2. Handle Randomness and Unique Values Properly
Any function that generates UUIDs, random values, or timestamps during initialization may see duplicate values across restored instances.
- Generate unique values inside the function handler, not during initialization.
- If using cryptographic randomness, refresh entropy sources after each invocation.
3. Monitor Performance with AWS CloudWatch
Track cold start frequency, latency, and errors using AWS CloudWatch. Key metrics to monitor include:
- Init Duration – The time taken to initialize your function before snapshotting.
- Duration – The execution time per request.
- Errors – Ensure no issues arise from snapshot restoration.
Real-World Use Cases for AWS Lambda SnapStart
1. High-Traffic APIs
SnapStart is perfect for high-scale REST or GraphQL APIs where low latency is critical. Functions can handle bursts of traffic without experiencing slow cold starts.
2. Financial Transactions
Banks and fintech companies using Java for fraud detection, real-time trading, or transaction processing benefit from SnapStart’s instantaneous cold start performance.

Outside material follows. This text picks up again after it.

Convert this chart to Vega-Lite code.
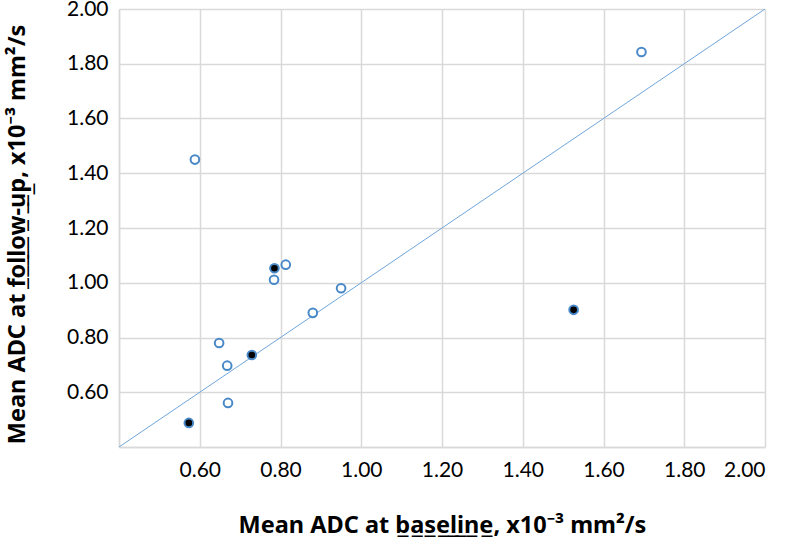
{
  "$schema": "https://vega.github.io/schema/vega-lite/v6.json",
  "width": 646,
  "height": 438,
  "autosize": "none",
  "padding": {"left": 119, "top": 9, "right": 22, "bottom": 91},
  "background": "white",
  "config": {
    "view": {"stroke": null},
    "font": "Lato",
    "axis": {
      "gridColor": "#d9d9d9",
      "gridWidth": 1.5,
      "domainColor": "#d9d9d9",
      "domainWidth": 1.5,
      "ticks": false,
      "labelFont": "Lato",
      "labelFontSize": 21,
      "labelColor": "#000000",
      "titleFont": "Noto Sans",
      "titleFontSize": 23.5,
      "titleFontWeight": "bold",
      "titleColor": "#000000"
    }
  },
  "datasets": {
    "diag": [{"x": 0.4, "y": 0.4}, {"x": 2.0, "y": 2.0}],
    "pts": [
      {"baseline": 0.588, "followup": 1.45, "group": "open"},
      {"baseline": 1.694, "followup": 1.843, "group": "open"},
      {"baseline": 0.813, "followup": 1.066, "group": "open"},
      {"baseline": 0.784, "followup": 1.011, "group": "open"},
      {"baseline": 0.95, "followup": 0.98, "group": "open"},
      {"baseline": 0.88, "followup": 0.89, "group": "open"},
      {"baseline": 0.648, "followup": 0.78, "group": "open"},
      {"baseline": 0.668, "followup": 0.697, "group": "open"},
      {"baseline": 0.670, "followup": 0.561, "group": "open"},
      {"baseline": 0.785, "followup": 1.053, "group": "filled"},
      {"baseline": 0.729, "followup": 0.736, "group": "filled"},
      {"baseline": 0.573, "followup": 0.488, "group": "filled"},
      {"baseline": 1.526, "followup": 0.901, "group": "filled"}
    ]
  },
  "layer": [
    {
      "data": {"name": "diag"},
      "mark": {"type": "line", "color": "#6fa6db", "strokeWidth": 1, "clip": true},
      "encoding": {
        "x": {
          "field": "x", "type": "quantitative",
          "scale": {"domain": [0.4, 2.0], "nice": false, "zero": false},
          "axis": {
            "values": [0.4, 0.6, 0.8, 1.0, 1.2, 1.4, 1.6, 1.8, 2.0],
            "labelExpr": "datum.value < 0.5 ? '' : format(datum.value, '.2f')",
            "labelPadding": 12,
            "title": "Mean ADC at b̲a̲s̲e̲l̲i̲n̲e̲, x10⁻³ mm²/s",
            "titlePadding": 33
          }
        },
        "y": {
          "field": "y", "type": "quantitative",
          "scale": {"domain": [0.4, 2.0], "nice": false, "zero": false},
          "axis": {
            "values": [0.4, 0.6, 0.8, 1.0, 1.2, 1.4, 1.6, 1.8, 2.0],
            "labelExpr": "datum.value < 0.5 ? '' : format(datum.value, '.2f')",
            "labelPadding": 11,
            "title": "Mean ADC at f̲o̲l̲l̲o̲w̲-̲u̲p̲, x10⁻³ mm²/s",
            "titlePadding": 37,
            "titleY": 225
          }
        }
      }
    },
    {
      "data": {"name": "pts"},
      "mark": {"type": "point", "shape": "circle", "size": 75, "strokeWidth": 2, "stroke": "#4a89c8", "opacity": 1},
      "encoding": {
        "x": {"field": "baseline", "type": "quantitative"},
        "y": {"field": "followup", "type": "quantitative"},
        "fill": {
          "field": "group", "type": "nominal",
          "scale": {"domain": ["open", "filled"], "range": ["#ffffff", "#000000"]},
          "legend": null
        }
      }
    }
  ]
}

3. Machine Learning Inference
For ML models deployed as Lambda functions, SnapStart helps reduce inference times, ensuring fast response times for AI-driven applications.
Conclusion
AWS Lambda SnapStart is a major advancement in serverless performance, effectively eliminating cold starts for supported runtimes. By leveraging Firecracker microVMs, AWS has made it possible to restore execution environments in milliseconds.
While SnapStart isn’t a one-size-fits-all solution, it’s a game-changer for Java, Python, and .NET-based workloads. If you run latency-sensitive serverless applications, enabling SnapStart could provide huge performance gains with minimal extra cost.

AWS Lamda cold starts are much faster with SnapStart!